Edward C. Corrigan
Since the Harper Conservatives have come to power one of the areas which have attracted much of their legislative attention is the Citizenship and Immigration file. In an interview, which has attracted almost no national media attention at time of writing, published in the conservative National Post on December 27, 2013 the Minister of Citizenship and Immigration, Chris Alexander, discussed dramatic changes to Canada’s Citizenship laws which were being considered by the Conservative Government.
In what has been described as the “first comprehensive reforms to the Citizenship Act in more than a generation” the controversial bill is expected to be introduced in the House of Commons sometime in 2014.
Some of the changes being proposed include extending the qualifying period for residence to obtain Canadian Citizenship from the current three years in a four period to a longer timeframe. Minister Alexander suggested that it was “time to consider increasing the threshold.” “I think the balance of considerations is in favour of a longer requirement,” he said. “There’s only one way of truly understanding what it means to be Canadian, what it means to participate in Canadian life, and that is by living here.”
The Canadian government has already been cracking down on “alleged fraud” in reported physical presence in Canada for renewals of Permanent Residence Cards and for the granting of Canadian Citizenship. However, Citizenship and Immigration (CIC) is reportedly investigating over 11,000 suspected cases of fraud. Despite investing huge amounts of time and money to date only “twelve (12) people have had their citizenship revoked for fraud, despite more than 3000 investigations.”
Another expected change is the elimination of the automatic grant of Canadian Citizenship for those born in Canada. Reportedly Canada and the United States are the only developed countries in the World that grant citizenship to individuals born on their territory.
For a number of years Conservatives, and other commentators, have been complaining about “birth tourism” or tourists who come to Canada with the purpose of giving birth in Canada so that the child will acquire Canadian Citizenship.
Former immigration minister Jason Kenney was adamantly opposed to this current practice. “Granting citizenship based on place of birth is “outdated” and the rules need to change to prevent the proliferation of passport babies.” The new Minister of Citizenship and Immigration echoes this concern. Alexander said, “It’s something we need to look at. There is clearly abuse…..People who come here as birth tourists solely for the purpose of acquiring citizenship for newborns and without any intention of immigrating and living here permanently — we need to find a way of addressing that.”
In the United States these American born children are known as “anchor babies.” Critics in America are calling for the elimination of this policy of granting United States Citizenship to all individuals born into the country. They propose limiting the granting of citizenship to babies at least one of whose parents has permanent residence or citizenship status in the United States.

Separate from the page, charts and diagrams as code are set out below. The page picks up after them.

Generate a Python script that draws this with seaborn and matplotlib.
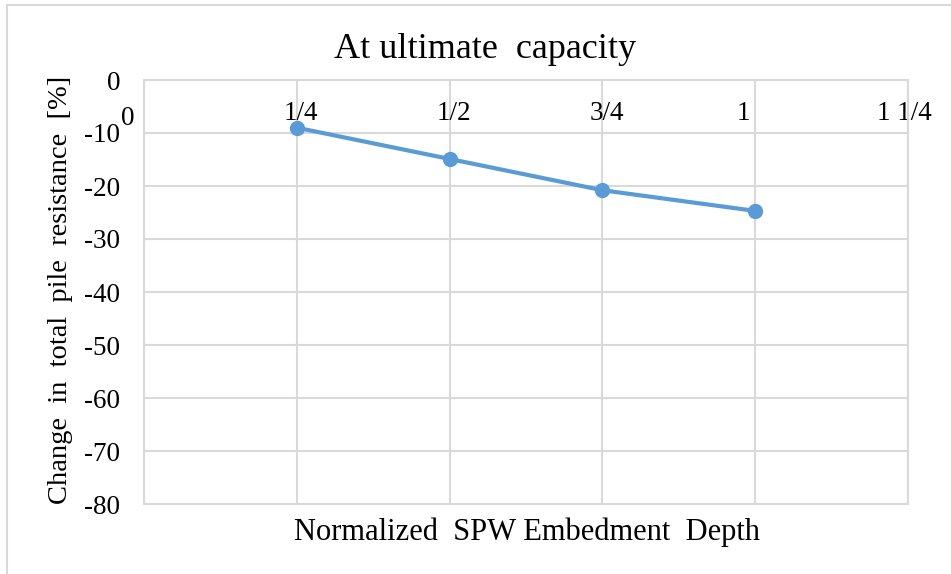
import numpy as np
import pandas as pd
import matplotlib
matplotlib.use("Agg")
import matplotlib.pyplot as plt
from matplotlib.patches import Rectangle
from matplotlib.transforms import ScaledTranslation
import seaborn as sns

# data
depth = [0.25, 0.5, 0.75, 1.0]
change = [-9.0, -14.9, -20.8, -24.7]

x_ticks = [0, 0.25, 0.5, 0.75, 1.0, 1.25]
x_tick_labels = ["0", "1/4", "1/2", "3/4", "1", "1 1/4"]
y_ticks = [0, -10, -20, -30, -40, -50, -60, -70, -80]

title = "At ultimate  capacity"
xlabel = "Normalized  SPW Embedment  Depth"
ylabel = "Change  in  total  pile  resistance  [%]"

df = pd.DataFrame({"depth": depth, "change": change})

sns.set_theme(style="white")
plt.rcParams["font.family"] = ["Liberation Serif", "DejaVu Serif"]
plt.rcParams["text.color"] = "black"

W, H = 951, 574
fig = plt.figure(figsize=(W / 100, H / 100), dpi=100)
ax = fig.add_axes([144 / W, 1 - 504 / H, 764 / W, 424 / H])

grid_c = "#d9d9d9"
sns.lineplot(data=df, x="depth", y="change", ax=ax, color="#5b9bd5",
             linewidth=3, marker="o", markersize=11, markeredgewidth=0)

ax.set_xlim(0, 1.25)
ax.set_ylim(-80, 0)
ax.set_xticks(x_ticks)
ax.set_xticklabels(x_tick_labels)
ax.set_yticks(y_ticks)
ax.set_yticklabels([str(v) for v in y_ticks])
ax.grid(True, color=grid_c, linewidth=1.5)
ax.set_axisbelow(True)
for s in ax.spines.values():
    s.set_color(grid_c)
    s.set_linewidth(1.5)

ax.xaxis.tick_top()
ax.tick_params(axis="x", length=0, labelsize=19.5, pad=-33, colors="black")
ax.tick_params(axis="y", length=0, labelsize=19.5, pad=17, colors="black")
ax.set_xlabel("")
ax.set_ylabel("")

# Excel nudges a few of the category labels sideways
shifts = [(-16, -5), (4, 0), (4, 0), (4, 0), (-12, 0), (-4, 0)]
for lab, (dx, dy) in zip(ax.get_xticklabels(which="major"), shifts):
    lab.set_transform(lab.get_transform() +
                      ScaledTranslation(dx / 100, dy / 100, fig.dpi_scale_trans))

fig.text(485 / W, 1 - 50 / H, title, ha="center", va="center", fontsize=26)
fig.text(527 / W, 1 - 532 / H, xlabel, ha="center", va="center", fontsize=22)
fig.text(61 / W, 1 - 290 / H, ylabel, ha="center", va="center",
         rotation=90, fontsize=20.5)

# chart-area border
fig.patches.append(Rectangle((7 / W, -0.1), 2, 1 - 5 / H + 0.1,
                             transform=fig.transFigure, fill=False,
                             edgecolor=grid_c, linewidth=1.5))

fig.savefig("out.png", dpi=100)
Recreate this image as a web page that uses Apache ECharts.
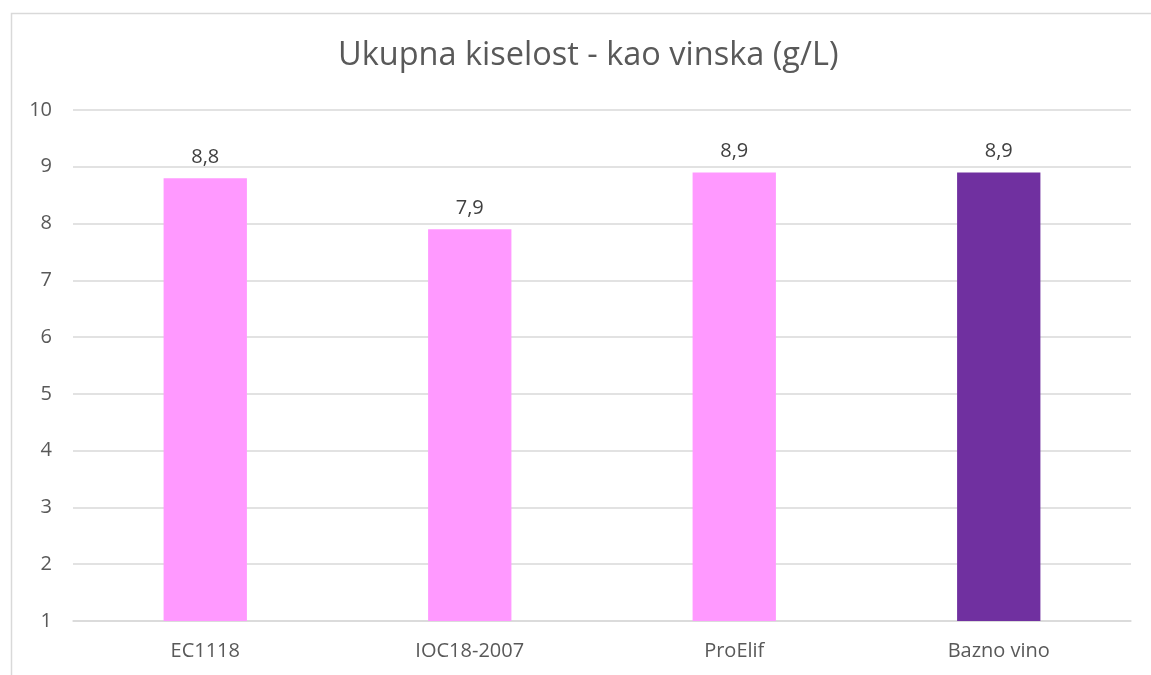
<!DOCTYPE html>
<html><head><meta charset="utf-8">
<script src="https://cdn.jsdelivr.net/npm/echarts@6/dist/echarts.min.js"></script>
<style>html,body{margin:0;padding:0;background:#fff}#c{width:1151px;height:675px}</style>
</head><body><div id="c"></div>
<script>
const categories = ['EC1118', 'IOC18-2007', 'ProElif', 'Bazno vino'];
const values = [8.8, 7.9, 8.9, 8.9];
const barColors = ['#FF99FF', '#FF99FF', '#FF99FF', '#7030A0'];
const yMin = 1, yMax = 10, yStep = 1;

const chart = echarts.init(document.getElementById('c'));
chart.setOption({
  animation: false,
  backgroundColor: '#fff',
  graphic: [{
    type: 'rect', left: 9, top: 11,
    shape: { width: 1200, height: 700 },
    style: { fill: 'none', stroke: '#D9D9D9', lineWidth: 1.5 }, silent: true, z: -1
  }],
  title: {
    text: 'Ukupna kiselost - kao vinska (g/L)',
    left: 333, top: 34,
    textStyle: { fontFamily: 'Open Sans', fontSize: 32.5, fontWeight: 'normal', color: '#595959' }
  },
  grid: { left: 73, right: 20, top: 110, bottom: 54, containLabel: false },
  xAxis: {
    type: 'category', data: categories,
    axisLine: { lineStyle: { color: '#D9D9D9', width: 1.5 } },
    axisTick: { show: false },
    axisLabel: { color: '#595959', fontFamily: 'Open Sans', fontSize: 20, margin: 20 }
  },
  yAxis: {
    type: 'value', min: yMin, max: yMax, interval: yStep,
    axisLine: { show: false }, axisTick: { show: false },
    splitLine: { lineStyle: { color: '#D9D9D9', width: 1.5 } },
    axisLabel: { color: '#595959', fontFamily: 'Open Sans', fontSize: 20, margin: 21 }
  },
  series: [{
    type: 'bar', barWidth: '31.5%',
    data: values.map((v, i) => ({ value: v, itemStyle: { color: barColors[i] } })),
    label: {
      show: true, position: 'top', distance: 11,
      color: '#404040', fontFamily: 'Open Sans', fontSize: 20,
      formatter: p => String(p.value).replace('.', ',')
    }
  }]
});
</script></body></html>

On April 17, 2009 a law amending the Canadian Citizenship Act came into effect. The law helped correct a problem in the citizenship status of many individuals who fell through the cracks in the law on obtaining Canadian Citizenship prior to the first Canadian Citizenship Law which was adopted in 1947. Prior to that date there was no law on the granting of Canadian Citizenship. The 1947 law also required those eligible for Canadian Citizenship to apply before they reached the age of 28. The 1947 Citizenship law, however, also discriminated against women and children born out of wedlock. The April 2009 law addressed some of these issues. Other problems still remained like the so called “lost Canadians” born outside of Canada and before the 1947 law was enacted.
The other major change to Canada’s Citizenship law in the 2009 law was removing the right of Canadians who were born outside of Canada the right to pass on their citizenship to their children if they were born outside of Canada and did not qualify for the limited exemptions to the law. These exemptions primarily applied to children of Canadian military or government personnel serving overseas.
This change has created many problems for children of those Canadians born outside of Canada who could not pass their citizenship to their children. The result is that some of these children end up “stateless” and with no citizenship at all. This is especially the case where the country does not grant citizenship based on birth in the country or only recognized the passing of status though the father. The Canadian parents must then sponsor their children to Canada which creates significant difficulties and delays. If the children are stateless they normally do not have a passport and cannot travel to Canada or to any other country without a travel document.
This new proposal to remove the acquisition of citizenship by birth, however, may also create a problem for such individuals who may become “stateless.” Canada ratified the 1961 Convention on the Reduction of Statelessness on July 17, 1978. The following is taken from the United Nations High Commissioner for Refugees (UNHCR) web site:
The 1961 Convention on the Reduction of Statelessness is the primary international legal instrument adopted to date to deal with the means of avoiding statelessness. The Convention provides for acquisition of nationality for those who would otherwise be stateless and who have an appropriate link with the State through factors of birth or descent. The issues of retention of nationality once acquired and transfer of territory are also addressed. The Convention does not address nationality issues within the jurisdiction of a State only, but also offers solutions to nationality problems which might arise between States. To this end, the principles outlined in the Convention have served as an effective framework within which to resolve conflicts concerning nationality.